In 2006, there were 14 universities offering LIS education, and enrolments were declining. The word "library" had been dropped from many courses and "information" added, and library schools were mostly called LIS departments. Although there were more jobs being offered, fewer required a professional qualification. There was no single national scheme of qualifications for paraprofessionals.

===Oceania===
The Diploma of Library and Information Services (Level 5) at the Pacific Technical and Further Education (Pacific TAFE) at the University of the South Pacific in Fiji provides library technician training which is accredited in Australia.

====Australia====
Kennan, Carroll and Thompson provide a historical overview of librarianship in Australia, "with a particular focus on LIS education and how the goals and focus of both librarianship and LIS education have evolved over the centuries".

Education for librarianship in Australia was compared to the United States by Jean P. White.

The Australian Library and Information Association (ALIA), founded in 1937, is the professional organisation for the Australian library and information services sector and accredits qualifications enabling graduates to be eligible for Associate membership of ALIA, a common requirement for librarian positions in Australia. As of 2021, professional entry as a librarian (with eligibility to become ALIA associate members) is at three levels:
- Three-year undergraduate (bachelor) qualification (Bachelor of Information Studies (with specialisations) at Charles Sturt University)
- One-year postgraduate (graduate diploma) qualification (Graduate Diploma in Information and Library Studies, Curtin University, Open Universities Australia, University of South Australia)
- One-, one-and-a-half, or two-year postgraduate (master's level) qualification (Master of Information Management, Charles Sturt, Curtin, RMIT University, University of South Australia)

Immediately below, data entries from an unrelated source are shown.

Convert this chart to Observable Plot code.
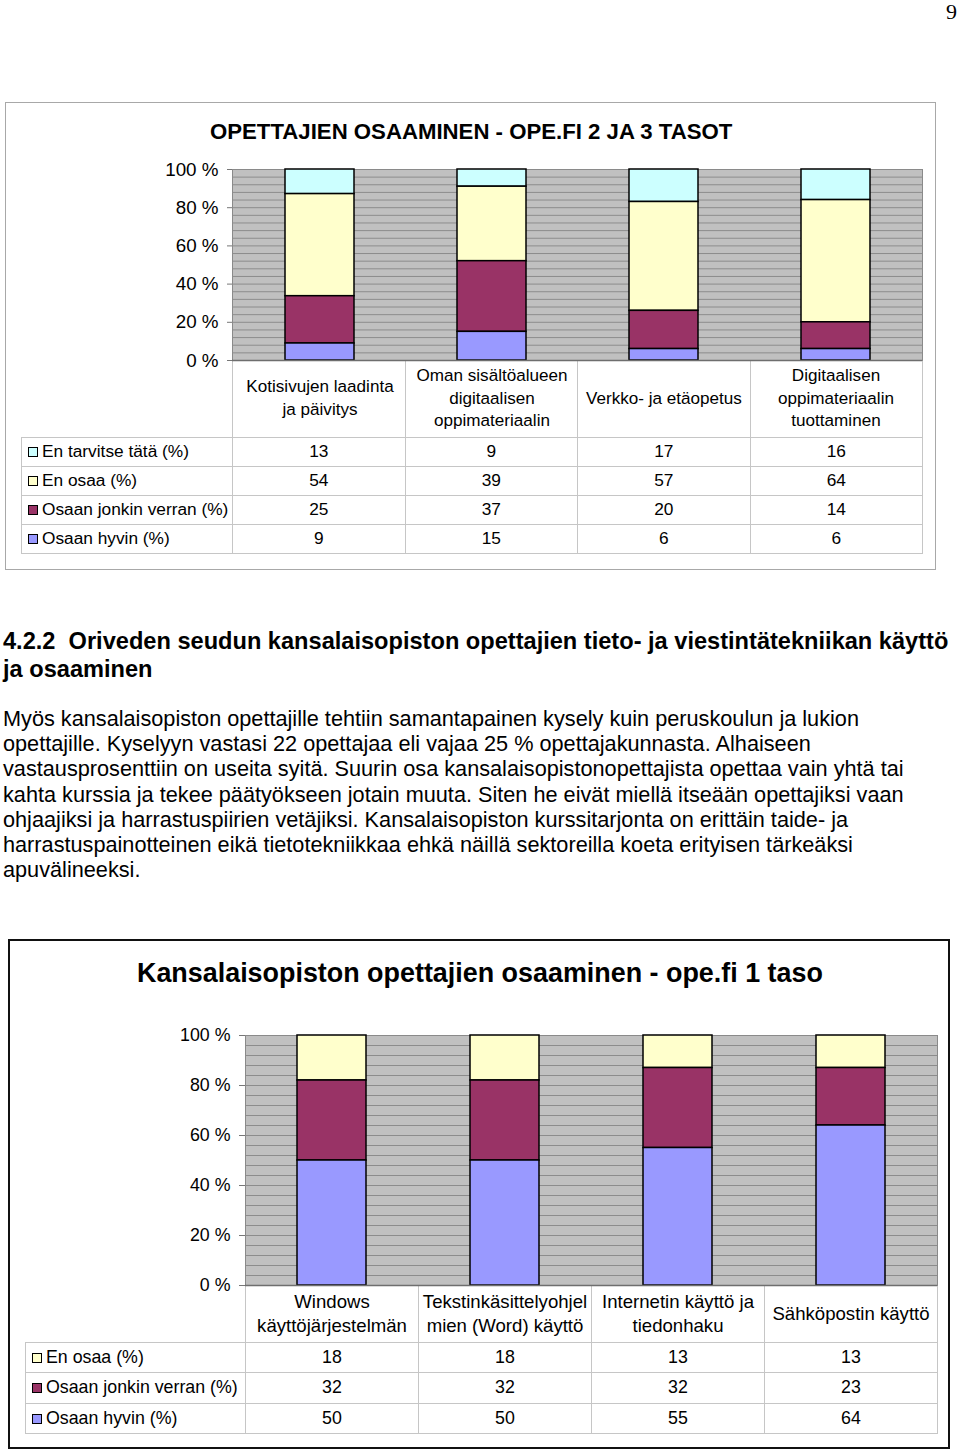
<!DOCTYPE html>
<html><head><meta charset="utf-8">
<script src="https://cdn.jsdelivr.net/npm/d3@7"></script>
<script src="https://cdn.jsdelivr.net/npm/@observablehq/plot@0.6"></script>
<style>
body{margin:0;background:#fff;font-family:"Liberation Sans",Arial,Helvetica,sans-serif;color:#000;}
#page{position:relative;width:960px;height:1451px;overflow:hidden;background:#fff;}
.abs{position:absolute;}
.pnum{left:946px;top:-2px;font-family:"Liberation Serif","Times New Roman",serif;font-size:22px;line-height:28px;}
.frame1{left:5px;top:102px;width:931px;height:468px;border:1.5px solid #a8a8a8;box-sizing:border-box;}
.frame2{left:8px;top:939px;width:942px;height:510px;border:2.5px solid #111;box-sizing:border-box;}
.title1{left:210px;top:120px;font-weight:bold;font-size:22.2px;line-height:24px;white-space:nowrap;}
.title2{left:137px;top:959px;font-weight:bold;font-size:26.9px;line-height:28px;white-space:nowrap;}
.heading{left:3px;top:627px;font-weight:bold;font-size:23.6px;line-height:28px;white-space:nowrap;}
.para{left:3px;top:706px;font-size:21.7px;line-height:25.2px;white-space:nowrap;}
table.dt{position:absolute;border-collapse:collapse;table-layout:fixed;}
table.dt td{border:1px solid #c6c6c6;padding:0;text-align:center;white-space:nowrap;}
table.dt tr.lab td{border-top:none;}
table.dt tr.lab td:first-child{border-left:none;border-top:none;}
table.dt td.rh{text-align:left;padding-left:6px;}
.key{display:inline-block;width:8px;height:8px;border:1px solid #000;margin-right:4px;vertical-align:0px;}
.plotbox{position:absolute;z-index:2;}
</style>
</head>
<body>
<div id="page">
  <div class="abs pnum">9</div>
  <div class="abs frame1"></div>
  <div class="abs title1" id="t1"></div>
  <table class="dt" id="tab1" style="left:21px;top:360px;font-size:17.3px;"></table>
  <div class="plotbox" id="c1" style="left:0;top:150px;"></div>

  <div class="abs heading" id="head"></div>
  <div class="abs para" id="para"></div>

  <div class="abs frame2"></div>
  <div class="abs title2" id="t2"></div>
  <table class="dt" id="tab2" style="left:25px;top:1285px;font-size:17.8px;"></table>
  <div class="plotbox" id="c2" style="left:0;top:1010px;"></div>
</div>
<script>
// ---------- texts ----------
const title1 = "OPETTAJIEN OSAAMINEN - OPE.FI 2 JA 3 TASOT";
const title2 = "Kansalaisopiston opettajien osaaminen - ope.fi 1 taso";
const headingLines = ["4.2.2  Oriveden seudun kansalaisopiston opettajien tieto- ja viestintätekniikan käyttö", "ja osaaminen"];
const paraLines = [
  "Myös kansalaisopiston opettajille tehtiin samantapainen kysely kuin peruskoulun ja lukion",
  "opettajille. Kyselyyn vastasi 22 opettajaa eli vajaa 25 % opettajakunnasta. Alhaiseen",
  "vastausprosenttiin on useita syitä. Suurin osa kansalaisopistonopettajista opettaa vain yhtä tai",
  "kahta kurssia ja tekee päätyökseen jotain muuta. Siten he eivät miellä itseään opettajiksi vaan",
  "ohjaajiksi ja harrastuspiirien vetäjiksi. Kansalaisopiston kurssitarjonta on erittäin taide- ja",
  "harrastuspainotteinen eikä tietotekniikkaa ehkä näillä sektoreilla koeta erityisen tärkeäksi",
  "apuvälineeksi."
];

// ---------- chart 1 data ----------
const categories1 = ["Kotisivujen laadinta\nja päivitys", "Oman sisältöalueen\ndigitaalisen\noppimateriaalin", "Verkko- ja etäopetus", "Digitaalisen\noppimateriaalin\ntuottaminen"];
const series1 = ["En tarvitse tätä (%)", "En osaa (%)", "Osaan jonkin verran (%)", "Osaan hyvin (%)"];
const enTarvitse1 = [13, 9, 17, 16];
const enOsaa1 = [54, 39, 57, 64];
const osaanJonkin1 = [25, 37, 20, 14];
const osaanHyvin1 = [9, 15, 6, 6];

// ---------- chart 2 data ----------
const categories2 = ["Windows\nkäyttöjärjestelmän", "Tekstinkäsittelyohjel\nmien (Word) käyttö", "Internetin käyttö ja\ntiedonhaku", "Sähköpostin käyttö"];
const series2 = ["En osaa (%)", "Osaan jonkin verran (%)", "Osaan hyvin (%)"];
const enOsaa2 = [18, 18, 13, 13];
const osaanJonkin2 = [32, 32, 32, 23];
const osaanHyvin2 = [50, 50, 55, 64];

const seriesColors = ["#ccffff", "#ffffcc", "#993366", "#9999ff"];
const seriesNamesAll = ["En tarvitse tätä (%)", "En osaa (%)", "Osaan jonkin verran (%)", "Osaan hyvin (%)"];
const yTickValues = [0, 0.2, 0.4, 0.6, 0.8, 1];

function colorOf(s){ return seriesColors[seriesNamesAll.indexOf(s)]; }

document.getElementById("t1").textContent = title1;
document.getElementById("t2").textContent = title2;
document.getElementById("head").innerHTML = headingLines.map(l => l.replace(/  /g, "&nbsp; ")).join("<br>");
document.getElementById("para").innerHTML = paraLines.join("<br>");

function makeChart(o) {
  const data = [];
  o.series.forEach((s, si) => o.cats.forEach((c, ci) => data.push({cat: c, series: s, value: o.values[si][ci]})));
  const order = o.series.slice().reverse();
  return Plot.plot({
    width: o.width, height: o.height,
    marginLeft: o.ml, marginRight: o.mr, marginTop: o.mt, marginBottom: o.mb,
    style: {background: "transparent", fontFamily: '"Liberation Sans", Arial, sans-serif', overflow: "visible", color: "#000"},
    x: {domain: o.cats, paddingInner: 0.6, paddingOuter: 0.3, axis: null},
    y: {domain: [0, 1], axis: null},
    color: {domain: o.series, range: o.series.map(colorOf)},
    marks: [
      Plot.frame({fill: "#c0c0c0", stroke: null}),
      Plot.gridY(d3.range(0, 26).map(i => i / 25), {stroke: "#8c8c8c", strokeOpacity: 1, strokeWidth: 1}),
      Plot.frame({stroke: "#8a8a8a", strokeWidth: 1}),
      Plot.barY(data, Plot.stackY({x: "cat", y: "value", z: "series", fill: "series", offset: "normalize", order, stroke: "#000", strokeWidth: 1.5})),
      Plot.ruleY([0], {stroke: "#6e6e6e", strokeWidth: 1.5}),
      Plot.axisY(yTickValues, {label: null, tickFormat: d => Math.round(d * 100) + " %", tickSize: o.tickSize, tickPadding: o.tickPad, fontSize: o.yFont, stroke: "#777"}),
      Plot.axisX({label: null, tickSize: 0, tickPadding: o.labelPad, lineAnchor: "middle", fontSize: o.xFont, lineHeight: o.lineHeight})
    ]
  });
}

document.getElementById("c1").append(makeChart({
  cats: categories1, series: series1, values: [enTarvitse1, enOsaa1, osaanJonkin1, osaanHyvin1],
  width: 935, height: 287, ml: 232, mr: 13, mt: 19, mb: 77,
  tickSize: 5, tickPad: 9, yFont: 18.8, xFont: 17.1, labelPad: 36, lineHeight: 1.32
}));
document.getElementById("c2").append(makeChart({
  cats: categories2, series: series2, values: [enOsaa2, osaanJonkin2, osaanHyvin2],
  width: 948, height: 332, ml: 245, mr: 11, mt: 25, mb: 57,
  tickSize: 6, tickPad: 9, yFont: 17.8, xFont: 18.6, labelPad: 27, lineHeight: 1.29
}));

function makeTable(id, cats, series, values, firstW, colW, labH, rowH) {
  const t = document.getElementById(id);
  let html = `<colgroup><col style="width:${firstW}px">` + cats.map(() => `<col style="width:${colW}px">`).join("") + `</colgroup>`;
  html += `<tr class="lab" style="height:${labH}px"><td></td>` + cats.map(() => `<td></td>`).join("") + `</tr>`;
  series.forEach((s, si) => {
    html += `<tr style="height:${rowH}px"><td class="rh"><span class="key" style="background:${colorOf(s)}"></span>${s}</td>` +
      values[si].map(v => `<td>${v}</td>`).join("") + `</tr>`;
  });
  t.innerHTML = html;
}
makeTable("tab1", categories1, series1, [enTarvitse1, enOsaa1, osaanJonkin1, osaanHyvin1], 211, 172.5, 77, 29);
makeTable("tab2", categories2, series2, [enOsaa2, osaanJonkin2, osaanHyvin2], 220, 173, 57, 30.5);
</script>
</body></html>
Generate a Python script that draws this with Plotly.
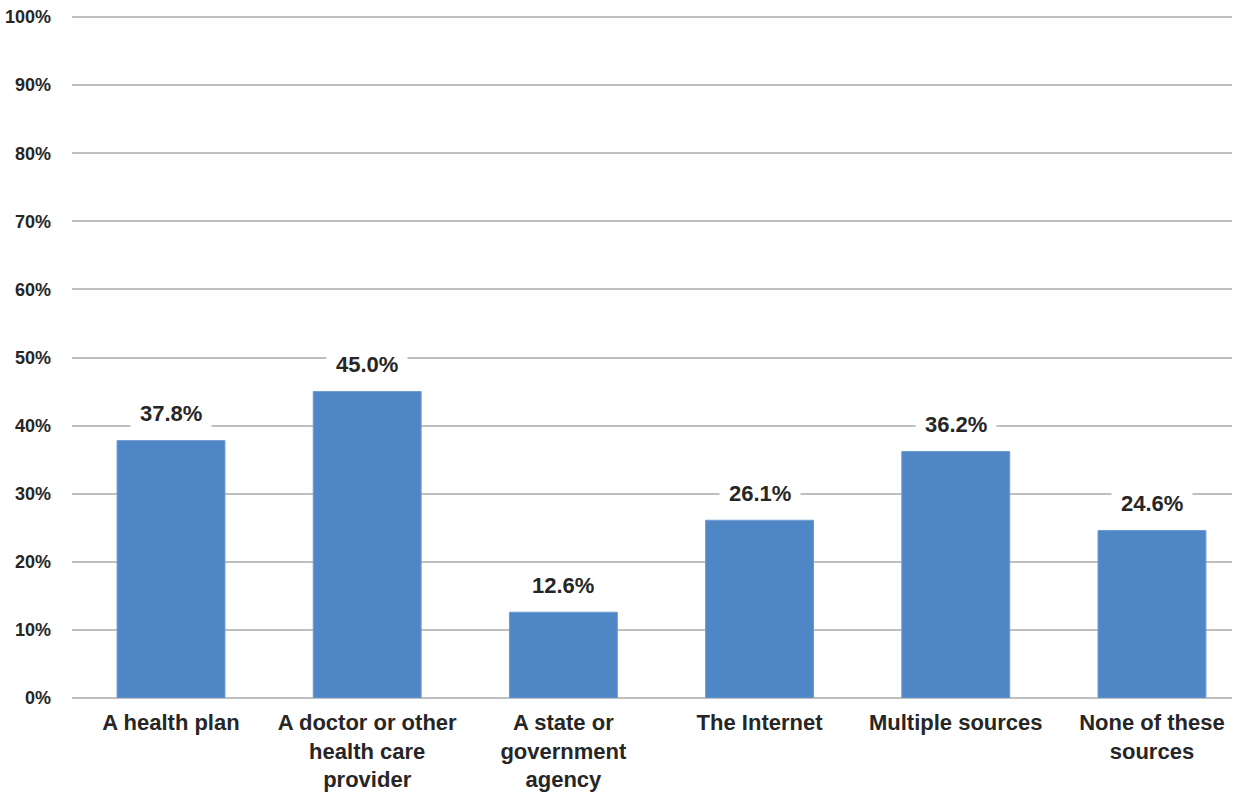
import plotly.graph_objects as go

categories = ["A health plan", "A doctor or other<br>health care<br>provider", "A state or<br>government<br>agency",
              "The Internet", "Multiple sources", "None of these<br>sources"]
values = [37.8, 45.0, 12.6, 26.1, 36.2, 24.6]
y_ticks = [0, 10, 20, 30, 40, 50, 60, 70, 80, 90, 100]
y_tick_labels = [f"{t}%" for t in y_ticks]

FONT = "Liberation Sans Narrow, Arial Narrow, Liberation Sans, Arial, sans-serif"
TXT = "#262626"

fig = go.Figure(go.Bar(
    x=list(range(len(categories))), y=values,
    marker=dict(color="#4F86C6", line=dict(color="#6F9BD2", width=1)),
    width=0.55, hoverinfo="skip",
))

for i, v in enumerate(values):
    fig.add_annotation(x=i, y=v, xref="x", yref="y", text=f"<b>{v:.1f}%</b>",
                       showarrow=False, yanchor="middle", yshift=27,
                       bgcolor="white", borderpad=9,
                       font=dict(family=FONT, size=22, color=TXT))

fig.update_layout(
    width=1234, height=799,
    margin=dict(l=72, r=2, t=16, b=101),
    paper_bgcolor="white", plot_bgcolor="white",
    showlegend=False,
    font=dict(family=FONT, color=TXT),
    xaxis=dict(
        range=[-0.5046, 5.408],
        tickmode="array", tickvals=list(range(len(categories))),
        ticktext=[f"<b>{c}</b>" for c in categories],
        tickfont=dict(family=FONT, size=22, color=TXT),
        showgrid=False, zeroline=False, showline=False, ticks="",
        ticklabelstandoff=9,
        automargin=False,
    ),
    yaxis=dict(
        range=[0, 100.15],
        tickmode="array", tickvals=y_ticks,
        ticktext=[f"<b>{t}</b>" for t in y_tick_labels],
        tickfont=dict(family=FONT, size=18, color=TXT),
        showgrid=True, gridcolor="#BFBFBF", gridwidth=1.6,
        zeroline=True, zerolinecolor="#BFBFBF", zerolinewidth=1.6,
        showline=False, ticks="",
        ticklabelstandoff=20,
        ticklabeloverflow="allow",
        automargin=False,
    ),
)

fig.write_html("out.html", config={"displayModeBar": False},
               post_script="document.body.style.margin='0';")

There is a separate course for teacher librarians (also eligible for ALIA associateship), the Master of Education (Teacher Librarianship) at Charles Sturt University.

For library technicians, who are eligible for ALIA Library Technician membership, a specified package of courses within a Diploma of Library and Information Services is required. Courses are available at various TAFEs and other institutions across Australia, and also at the Pacific Technical and Further Education (Pacific TAFE) at the University of the South Pacific in Fiji.

====New Zealand====
In New Zealand, Victoria University of Wellington is the only university providing postgraduate education in librarianship. The Open Polytechnic of New Zealand offers a bachelor's degree for information professionals, and a range of certificate and diploma courses for para-professionals. Te Wananga-o-Raukawa offers diploma and certificate courses in Puna Maumahara/Information Management, which provide bilingual and bicultural (across Māori culture) training.

===Southeast Asia===
====Philippines====
As of 2007, librarians in the Philippines usually have a four-year bachelor's degree in library and information studies, or a master's degree in LIS, or one with a concentration in Library Science. It is also not uncommon for librarians to possess a degree in education, with a specialization or major in Library Science. With passage of the Republic Act No. 6966 (Repealed in 2003 with the passing of R.A. 9246 or "The Philippine Librarianship Act of 2003") in 1990, graduates of library and information science are required to take the licensure examinations for librarians in order to practice librarianship in the Philippines or countries which have reciprocity as regards the practice of the field.